Work in shorter cycles
In ‘waterfall’ times, it was common that it could take several years to complete a whole project. Problems remained undiscovered until very late in the process and failing projects, therefore, cost a lot of money. Then, scrum and agile arrived and introduced two-week Sprints. It was an improvement but what would you say if that period was even shorter? Impossible?
You don’t need to put a fixed amount of days for a set of features or estimate every task in hours. Estimates are almost never met and result in a “red-spring anti-pattern”. Sprints as we know them don’t add any value and often end up in burnouts, loss of developers’ motivation or other issues.
How can we speed up the process without having too much on our plates? The answer is automate.
- Use existing DevOps practices
- Automate your tests, like unit or UX/UI, as they’re the most time-consuming part of the work
- Test from day 1, don’t wait days or weeks to run the tests
Then, when tests are succeeding, just deliver. Once again putting the emphasis on delivering continuously.
“Fail fast, fail forward.” – Sander Hoogendoorn
Have smaller teams
We have to take the available resources into account: they’re actual people, so not available all the time. People get sick, go on holidays or have personal obligations. And the more people there are in a team, the more issues can occur with communication and coordination of everyone’s work.
Many managers seem to think that having more people in a team will improve the delivery time. While this can be true in the long run, if the team isn’t too big, the direct effect is a loss of productivity as the team goes through an adaptation period.
Another pain point of agility is the number of rituals the team has to go through. The bigger the team, the longer they take, even though the value they bring goes down in consequence.

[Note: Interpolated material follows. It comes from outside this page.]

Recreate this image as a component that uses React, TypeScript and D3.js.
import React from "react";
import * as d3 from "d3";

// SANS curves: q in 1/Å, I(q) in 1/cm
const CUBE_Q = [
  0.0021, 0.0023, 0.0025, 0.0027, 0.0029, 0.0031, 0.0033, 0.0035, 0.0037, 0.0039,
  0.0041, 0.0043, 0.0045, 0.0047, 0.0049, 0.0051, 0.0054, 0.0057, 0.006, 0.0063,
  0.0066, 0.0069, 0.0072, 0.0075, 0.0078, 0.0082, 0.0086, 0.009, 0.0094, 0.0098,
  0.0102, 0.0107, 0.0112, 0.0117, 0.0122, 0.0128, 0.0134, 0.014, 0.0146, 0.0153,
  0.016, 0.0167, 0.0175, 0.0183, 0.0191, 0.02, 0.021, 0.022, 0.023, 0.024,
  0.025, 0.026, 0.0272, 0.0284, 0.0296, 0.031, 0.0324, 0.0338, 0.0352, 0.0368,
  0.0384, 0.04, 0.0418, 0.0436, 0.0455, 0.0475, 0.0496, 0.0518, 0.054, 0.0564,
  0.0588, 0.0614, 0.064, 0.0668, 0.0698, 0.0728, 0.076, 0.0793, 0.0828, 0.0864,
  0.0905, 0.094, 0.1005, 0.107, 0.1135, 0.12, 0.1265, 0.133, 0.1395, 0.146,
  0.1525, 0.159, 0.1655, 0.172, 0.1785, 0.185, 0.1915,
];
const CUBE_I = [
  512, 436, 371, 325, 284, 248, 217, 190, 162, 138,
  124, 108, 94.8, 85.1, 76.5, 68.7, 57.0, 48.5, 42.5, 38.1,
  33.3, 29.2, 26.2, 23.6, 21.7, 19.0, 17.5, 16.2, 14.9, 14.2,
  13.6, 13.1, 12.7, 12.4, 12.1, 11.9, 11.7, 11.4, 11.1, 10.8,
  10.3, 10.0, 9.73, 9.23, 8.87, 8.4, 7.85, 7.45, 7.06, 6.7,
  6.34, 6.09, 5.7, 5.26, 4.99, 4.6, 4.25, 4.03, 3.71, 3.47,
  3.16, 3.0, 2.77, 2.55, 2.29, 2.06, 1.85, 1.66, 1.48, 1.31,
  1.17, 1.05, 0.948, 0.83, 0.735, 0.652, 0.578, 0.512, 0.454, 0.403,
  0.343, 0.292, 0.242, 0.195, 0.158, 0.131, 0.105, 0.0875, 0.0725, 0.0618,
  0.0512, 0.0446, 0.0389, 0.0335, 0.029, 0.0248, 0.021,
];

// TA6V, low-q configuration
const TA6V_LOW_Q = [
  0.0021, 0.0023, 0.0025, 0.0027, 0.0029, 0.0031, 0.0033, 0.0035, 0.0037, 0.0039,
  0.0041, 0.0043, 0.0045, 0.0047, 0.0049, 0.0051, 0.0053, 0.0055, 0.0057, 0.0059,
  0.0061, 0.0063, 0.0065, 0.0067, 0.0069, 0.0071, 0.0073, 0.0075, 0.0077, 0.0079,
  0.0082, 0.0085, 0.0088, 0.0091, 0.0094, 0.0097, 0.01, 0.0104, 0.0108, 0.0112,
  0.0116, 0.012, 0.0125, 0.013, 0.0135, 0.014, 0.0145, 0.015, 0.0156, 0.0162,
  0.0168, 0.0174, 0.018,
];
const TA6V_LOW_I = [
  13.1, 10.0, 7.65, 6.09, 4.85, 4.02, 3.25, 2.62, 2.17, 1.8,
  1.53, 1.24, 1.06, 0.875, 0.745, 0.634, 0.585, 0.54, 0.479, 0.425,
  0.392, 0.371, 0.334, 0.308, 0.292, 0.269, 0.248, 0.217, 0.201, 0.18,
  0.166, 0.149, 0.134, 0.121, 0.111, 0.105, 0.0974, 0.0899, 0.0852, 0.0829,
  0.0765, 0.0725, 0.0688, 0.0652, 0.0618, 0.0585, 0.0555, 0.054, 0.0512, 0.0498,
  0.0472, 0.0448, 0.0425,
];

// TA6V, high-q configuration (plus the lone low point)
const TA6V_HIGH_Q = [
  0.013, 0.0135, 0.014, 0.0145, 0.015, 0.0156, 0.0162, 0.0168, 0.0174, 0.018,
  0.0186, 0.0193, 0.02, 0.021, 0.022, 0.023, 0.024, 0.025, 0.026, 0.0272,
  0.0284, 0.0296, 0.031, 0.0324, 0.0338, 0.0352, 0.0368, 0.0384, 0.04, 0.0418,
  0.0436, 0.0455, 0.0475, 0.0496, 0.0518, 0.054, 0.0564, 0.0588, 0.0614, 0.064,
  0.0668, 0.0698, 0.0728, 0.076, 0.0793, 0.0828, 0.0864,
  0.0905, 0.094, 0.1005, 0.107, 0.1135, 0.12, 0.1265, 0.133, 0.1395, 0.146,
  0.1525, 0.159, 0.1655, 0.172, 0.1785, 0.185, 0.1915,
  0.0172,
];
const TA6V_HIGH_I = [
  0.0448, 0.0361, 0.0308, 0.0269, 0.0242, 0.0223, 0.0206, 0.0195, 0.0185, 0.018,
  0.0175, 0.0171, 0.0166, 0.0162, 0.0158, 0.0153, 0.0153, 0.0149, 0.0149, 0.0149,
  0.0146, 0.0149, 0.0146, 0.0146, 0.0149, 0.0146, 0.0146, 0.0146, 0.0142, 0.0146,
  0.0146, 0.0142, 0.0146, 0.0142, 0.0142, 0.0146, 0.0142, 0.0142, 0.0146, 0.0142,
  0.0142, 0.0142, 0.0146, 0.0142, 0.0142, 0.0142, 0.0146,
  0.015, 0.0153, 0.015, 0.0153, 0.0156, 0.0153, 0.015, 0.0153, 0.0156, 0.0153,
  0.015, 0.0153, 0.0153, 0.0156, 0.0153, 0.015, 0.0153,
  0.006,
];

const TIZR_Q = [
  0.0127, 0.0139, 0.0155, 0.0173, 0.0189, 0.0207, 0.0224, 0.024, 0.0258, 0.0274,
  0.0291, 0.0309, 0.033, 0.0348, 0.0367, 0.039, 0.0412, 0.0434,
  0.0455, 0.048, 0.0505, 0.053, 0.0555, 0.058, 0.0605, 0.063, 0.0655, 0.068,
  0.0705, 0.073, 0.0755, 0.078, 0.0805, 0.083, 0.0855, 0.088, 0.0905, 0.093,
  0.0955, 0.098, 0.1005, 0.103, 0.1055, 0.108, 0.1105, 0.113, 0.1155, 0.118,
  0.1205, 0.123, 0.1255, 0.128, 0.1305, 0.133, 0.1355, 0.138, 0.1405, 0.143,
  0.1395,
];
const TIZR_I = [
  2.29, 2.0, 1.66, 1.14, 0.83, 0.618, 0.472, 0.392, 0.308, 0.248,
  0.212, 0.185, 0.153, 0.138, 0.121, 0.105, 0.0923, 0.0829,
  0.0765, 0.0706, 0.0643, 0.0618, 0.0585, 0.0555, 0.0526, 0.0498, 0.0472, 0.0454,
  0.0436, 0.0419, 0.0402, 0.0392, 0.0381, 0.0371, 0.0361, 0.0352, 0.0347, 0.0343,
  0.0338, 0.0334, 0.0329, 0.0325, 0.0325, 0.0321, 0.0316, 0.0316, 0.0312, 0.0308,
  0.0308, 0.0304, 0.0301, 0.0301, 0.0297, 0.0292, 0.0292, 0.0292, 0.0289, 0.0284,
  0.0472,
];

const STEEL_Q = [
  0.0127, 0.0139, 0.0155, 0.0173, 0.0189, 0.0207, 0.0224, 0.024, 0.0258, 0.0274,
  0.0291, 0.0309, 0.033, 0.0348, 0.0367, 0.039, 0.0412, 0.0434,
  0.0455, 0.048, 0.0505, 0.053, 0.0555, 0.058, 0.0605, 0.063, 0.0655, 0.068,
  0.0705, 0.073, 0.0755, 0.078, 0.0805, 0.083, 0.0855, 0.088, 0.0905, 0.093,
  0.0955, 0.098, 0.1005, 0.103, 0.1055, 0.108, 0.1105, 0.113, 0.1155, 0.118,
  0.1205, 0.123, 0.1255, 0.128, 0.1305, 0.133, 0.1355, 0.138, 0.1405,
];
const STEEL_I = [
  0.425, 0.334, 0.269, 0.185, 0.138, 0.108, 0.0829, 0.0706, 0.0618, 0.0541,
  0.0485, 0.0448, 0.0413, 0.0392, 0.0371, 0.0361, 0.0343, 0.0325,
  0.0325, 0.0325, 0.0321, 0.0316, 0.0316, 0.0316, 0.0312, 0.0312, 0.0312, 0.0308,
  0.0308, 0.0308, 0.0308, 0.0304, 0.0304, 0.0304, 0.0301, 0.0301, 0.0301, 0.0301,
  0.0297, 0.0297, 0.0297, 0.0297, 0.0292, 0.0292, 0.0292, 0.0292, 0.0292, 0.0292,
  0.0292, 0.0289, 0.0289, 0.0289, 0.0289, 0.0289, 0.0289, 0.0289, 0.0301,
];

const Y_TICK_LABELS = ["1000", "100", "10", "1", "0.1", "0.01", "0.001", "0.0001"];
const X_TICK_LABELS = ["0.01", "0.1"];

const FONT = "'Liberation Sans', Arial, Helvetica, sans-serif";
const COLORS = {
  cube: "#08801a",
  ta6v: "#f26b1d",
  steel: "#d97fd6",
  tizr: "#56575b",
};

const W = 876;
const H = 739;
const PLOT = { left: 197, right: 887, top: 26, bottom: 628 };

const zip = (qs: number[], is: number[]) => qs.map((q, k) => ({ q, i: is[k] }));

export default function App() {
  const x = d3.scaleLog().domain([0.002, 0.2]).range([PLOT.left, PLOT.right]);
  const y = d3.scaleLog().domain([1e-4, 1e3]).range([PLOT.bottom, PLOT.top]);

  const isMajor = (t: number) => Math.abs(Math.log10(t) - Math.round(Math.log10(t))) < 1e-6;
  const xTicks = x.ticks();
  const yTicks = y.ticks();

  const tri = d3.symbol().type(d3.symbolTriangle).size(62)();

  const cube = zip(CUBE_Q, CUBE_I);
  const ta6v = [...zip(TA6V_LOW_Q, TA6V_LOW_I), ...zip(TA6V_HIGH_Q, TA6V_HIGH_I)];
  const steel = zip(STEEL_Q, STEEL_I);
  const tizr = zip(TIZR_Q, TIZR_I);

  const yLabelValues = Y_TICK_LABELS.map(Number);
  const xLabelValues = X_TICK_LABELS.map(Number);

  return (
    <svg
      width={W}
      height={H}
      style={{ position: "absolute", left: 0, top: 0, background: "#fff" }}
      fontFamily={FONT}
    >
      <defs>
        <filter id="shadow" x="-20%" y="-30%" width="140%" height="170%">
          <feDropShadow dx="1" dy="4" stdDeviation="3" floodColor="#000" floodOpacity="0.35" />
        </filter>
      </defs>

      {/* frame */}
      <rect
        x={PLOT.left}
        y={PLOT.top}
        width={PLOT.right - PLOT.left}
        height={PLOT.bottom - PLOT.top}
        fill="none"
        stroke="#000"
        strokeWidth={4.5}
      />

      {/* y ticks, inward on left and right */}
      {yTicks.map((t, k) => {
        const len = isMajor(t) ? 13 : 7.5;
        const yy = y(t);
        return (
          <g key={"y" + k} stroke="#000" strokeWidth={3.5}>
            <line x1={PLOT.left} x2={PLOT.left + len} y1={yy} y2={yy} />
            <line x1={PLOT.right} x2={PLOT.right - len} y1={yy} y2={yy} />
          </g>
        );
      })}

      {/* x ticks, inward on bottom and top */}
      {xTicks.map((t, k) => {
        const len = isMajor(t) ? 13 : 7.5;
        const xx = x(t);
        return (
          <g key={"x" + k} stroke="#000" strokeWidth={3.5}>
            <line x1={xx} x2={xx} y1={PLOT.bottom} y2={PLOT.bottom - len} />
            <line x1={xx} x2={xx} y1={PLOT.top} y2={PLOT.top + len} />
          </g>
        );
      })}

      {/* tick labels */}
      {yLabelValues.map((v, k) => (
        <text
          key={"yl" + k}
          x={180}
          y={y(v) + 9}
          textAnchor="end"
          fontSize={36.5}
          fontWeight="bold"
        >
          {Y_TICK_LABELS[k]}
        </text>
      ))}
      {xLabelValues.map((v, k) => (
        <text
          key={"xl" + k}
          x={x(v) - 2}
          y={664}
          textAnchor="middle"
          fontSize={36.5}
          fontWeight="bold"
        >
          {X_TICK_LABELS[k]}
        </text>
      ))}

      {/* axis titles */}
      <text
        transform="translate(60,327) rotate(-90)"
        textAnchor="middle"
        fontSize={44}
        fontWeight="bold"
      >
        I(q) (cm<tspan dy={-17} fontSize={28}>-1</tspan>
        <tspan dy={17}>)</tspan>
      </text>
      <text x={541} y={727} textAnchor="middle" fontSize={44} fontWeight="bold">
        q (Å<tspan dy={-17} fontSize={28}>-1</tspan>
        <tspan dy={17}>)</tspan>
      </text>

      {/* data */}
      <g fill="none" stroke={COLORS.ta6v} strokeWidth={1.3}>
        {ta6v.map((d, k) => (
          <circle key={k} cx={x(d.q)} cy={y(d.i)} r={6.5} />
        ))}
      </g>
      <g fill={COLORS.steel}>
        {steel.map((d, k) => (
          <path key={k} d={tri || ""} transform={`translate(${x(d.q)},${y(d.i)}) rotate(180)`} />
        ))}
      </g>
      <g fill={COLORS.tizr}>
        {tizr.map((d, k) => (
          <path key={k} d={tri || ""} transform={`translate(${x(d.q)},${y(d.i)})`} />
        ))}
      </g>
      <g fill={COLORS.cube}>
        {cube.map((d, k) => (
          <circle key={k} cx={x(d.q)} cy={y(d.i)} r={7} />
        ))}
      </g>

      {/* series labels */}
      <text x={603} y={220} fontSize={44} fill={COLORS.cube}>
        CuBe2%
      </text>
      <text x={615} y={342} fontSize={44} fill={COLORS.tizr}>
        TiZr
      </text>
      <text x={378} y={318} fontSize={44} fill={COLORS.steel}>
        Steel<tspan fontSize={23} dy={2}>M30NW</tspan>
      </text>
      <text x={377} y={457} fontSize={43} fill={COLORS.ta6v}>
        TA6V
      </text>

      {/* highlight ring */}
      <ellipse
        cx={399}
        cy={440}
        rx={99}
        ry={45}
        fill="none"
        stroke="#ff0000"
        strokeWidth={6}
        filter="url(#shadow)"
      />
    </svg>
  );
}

To solve these problems, the first step is to have polyvalent people. This way, the project can still progress without being stuck because some members are away. Having this as a basis makes it much easier to divide a big team in little groups of three or four people to tackle small tasks as foreseen in the first point. Smaller teams will be able to keep the communication simple and straightforward, eliminating the burden of too many time-consuming and useless meetings.
“Traditional agile doesn’t solve modern issues.” – Sander Hoogendoorn
Rethink the work schedule
Do you sometimes feel like your productivity doesn’t really match your work schedule? Many of us do. Development is creative work and creativity is not a constant flow.

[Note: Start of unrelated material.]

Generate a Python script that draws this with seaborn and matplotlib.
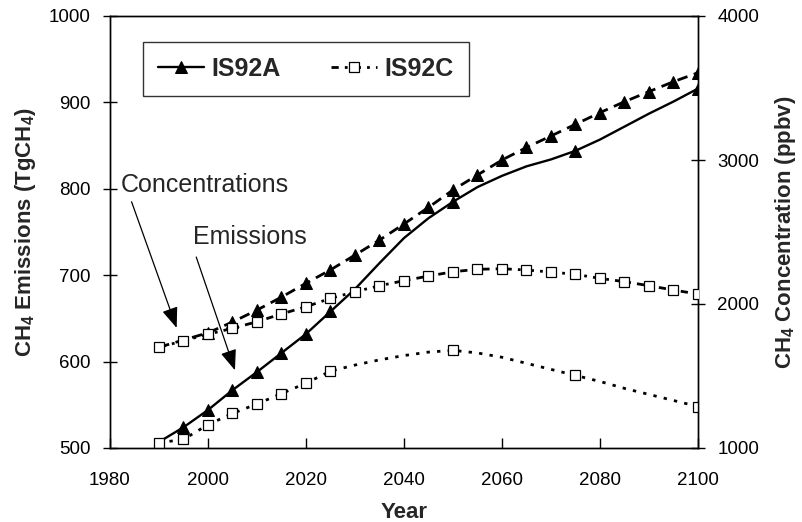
import matplotlib
matplotlib.use("Agg")
import matplotlib.pyplot as plt
import seaborn as sns
import numpy as np
import pandas as pd

# ---------------- data ----------------
years = [1990, 1995, 2000, 2005, 2010, 2015, 2020, 2025, 2030, 2035, 2040, 2045,
         2050, 2055, 2060, 2065, 2070, 2075, 2080, 2085, 2090, 2095, 2100]

is92a_emis = [507, 524, 544, 567, 588, 610, 632, 658, 684, 714, 743, 766,
              785, 802, 815, 826, 834, 844, 857, 872, 887, 901, 916]
is92c_emis = [506, 510, 527, 540, 551, 563, 575, 589, 596, 602, 607, 611,
              613, 610, 605, 598, 591, 584, 577, 569, 562, 555, 548]
is92a_conc = [1700, 1750, 1800, 1875, 1958, 2048, 2144, 2237, 2340, 2444, 2556, 2671,
              2792, 2896, 3000, 3087, 3167, 3248, 3329, 3405, 3475, 3544, 3606]
is92c_conc = [1699, 1745, 1790, 1831, 1877, 1931, 1981, 2039, 2085, 2127, 2162, 2194,
              2224, 2241, 2245, 2236, 2222, 2206, 2178, 2155, 2127, 2097, 2069]

# years at which emission markers are shown
emis_marker_years_a = [1995, 2000, 2005, 2010, 2015, 2020, 2025, 2050, 2075, 2100]
emis_marker_years_c = [1990, 1995, 2000, 2005, 2010, 2015, 2020, 2025, 2050, 2075, 2100]
conc_marker_start_a = 2000

series_names = ["IS92A", "IS92C"]
annot_labels = ["Concentrations", "Emissions"]

x_ticks = [1980, 2000, 2020, 2040, 2060, 2080, 2100]
left_ticks = [500, 600, 700, 800, 900, 1000]
right_ticks = [1000, 2000, 3000, 4000]

# ---------------- style ----------------
sns.set_theme(style="white")
plt.rcParams["font.family"] = ["Liberation Sans", "DejaVu Sans"]
plt.rcParams["mathtext.default"] = "regular"
plt.rcParams["axes.edgecolor"] = "black"
plt.rcParams["axes.linewidth"] = 1.0

df = pd.DataFrame({"year": years, "a_emis": is92a_emis, "c_emis": is92c_emis,
                   "a_conc": is92a_conc, "c_conc": is92c_conc})

fig = plt.figure(figsize=(8.03, 5.22), dpi=100)
ax = fig.add_axes([110 / 803, 1 - 448 / 522, 588 / 803, 432 / 522])
ax2 = ax.twinx()

idx_a = [years.index(y) for y in emis_marker_years_a]
idx_c = [years.index(y) for y in emis_marker_years_c]
idx_conc_a = list(range(years.index(conc_marker_start_a), len(years)))

# emissions (left axis)
sns.lineplot(data=df, x="year", y="a_emis", ax=ax, color="black", linewidth=1.7,
             linestyle="-", marker="^", markersize=9, markevery=idx_a,
             markeredgecolor="black", markerfacecolor="black", zorder=3)
sns.lineplot(data=df, x="year", y="c_emis", ax=ax, color="black", linewidth=2.0,
             linestyle=(0, (1.2, 2.6)), marker="s", markersize=7.5, markevery=idx_c,
             markeredgecolor="black", markerfacecolor="white", markeredgewidth=0.9,
             zorder=4)

# concentrations (right axis)
sns.lineplot(data=df, x="year", y="a_conc", ax=ax2, color="black", linewidth=2.0,
             linestyle=(0, (3.8, 2.4)), marker="^", markersize=9, markevery=idx_conc_a,
             markeredgecolor="black", markerfacecolor="black", zorder=3)
sns.lineplot(data=df, x="year", y="c_conc", ax=ax2, color="black", linewidth=2.0,
             linestyle=(0, (2.6, 2.2, 1.0, 2.2)), marker="s", markersize=7.5,
             markeredgecolor="black", markerfacecolor="white", markeredgewidth=0.9,
             zorder=4)

# axes limits and ticks
ax.set_xlim(1980, 2100)
ax.set_ylim(500, 1000)
ax2.set_ylim(1000, 4000)
ax.set_xticks(x_ticks)
ax.set_yticks(left_ticks)
ax2.set_yticks(right_ticks)

ax.tick_params(axis="y", direction="inout", length=10, width=1, colors="black",
               labelsize=13.5, pad=9, left=True)
ax.tick_params(axis="x", direction="in", length=7, width=1, colors="black",
               labelsize=13.5, pad=17, bottom=True)
ax2.tick_params(axis="y", direction="inout", length=10, width=1, colors="black",
                labelsize=13.5, pad=9, right=True)

for a in (ax, ax2):
    for s in a.spines.values():
        s.set_visible(True)
        s.set_color("black")
        s.set_linewidth(1.0)

ax.set_xlabel("Year", fontsize=16, fontweight="bold", labelpad=10)
ax.set_ylabel("CH$_4$ Emissions (TgCH$_4$)", fontsize=16, fontweight="bold", labelpad=8)
ax2.set_ylabel("CH$_4$ Concentration (ppbv)", fontsize=16, fontweight="bold", labelpad=10)

# legend
line_a = ax.get_lines()[0]
line_c = ax2.get_lines()[1]
leg = ax.legend([line_a, line_c], series_names, loc="upper left",
                bbox_to_anchor=(0.056, 0.94), ncol=2, frameon=True, fancybox=False,
                prop={"weight": "bold", "size": 18, "family": "Liberation Sans"},
                handlelength=1.85, handletextpad=0.3, columnspacing=2.0,
                borderpad=0.6, borderaxespad=0)
leg.get_frame().set_edgecolor("black")
leg.get_frame().set_linewidth(1.0)
leg.set_zorder(10)

# annotations
arrow_kw = dict(arrowstyle="-|>,head_length=0.9,head_width=0.35", color="black",
                lw=0.9, mutation_scale=14, shrinkA=0, shrinkB=0)
ax.text(1982.2, 804, annot_labels[0], fontsize=18, va="center", ha="left")
ax.annotate("", xy=(1993.6, 639), xytext=(1984.4, 785), arrowprops=arrow_kw)
ax.text(1997.0, 744, annot_labels[1], fontsize=18, va="center", ha="left")
ax.annotate("", xy=(2005.5, 590), xytext=(1997.6, 721), arrowprops=arrow_kw)

fig.savefig("out.png", dpi=100)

We need more flexibility with our schedules. Employers need to trust us with our work because 9-5 is clearly an overrated standard that needs to be left in the past. We’re all checking our emails in the morning, but wouldn’t it be great to do it at home or on the train and having that time counted? And by doing that, we would probably solve correlated issues like traffic and commute related stress.
Allow people to self-regulate, it’s important and it works. It makes our lives better and our happiness higher, therefore, provoking fewer burnouts and generating more productivity.
How will Agile evolve in the future? Will it stay as it is? Probably not. Ten years ago, methodologies were very different from today. With that in mind, we can only assume that they’ll evolve again. It is far better to solve a simple problem every day than wait until delivery.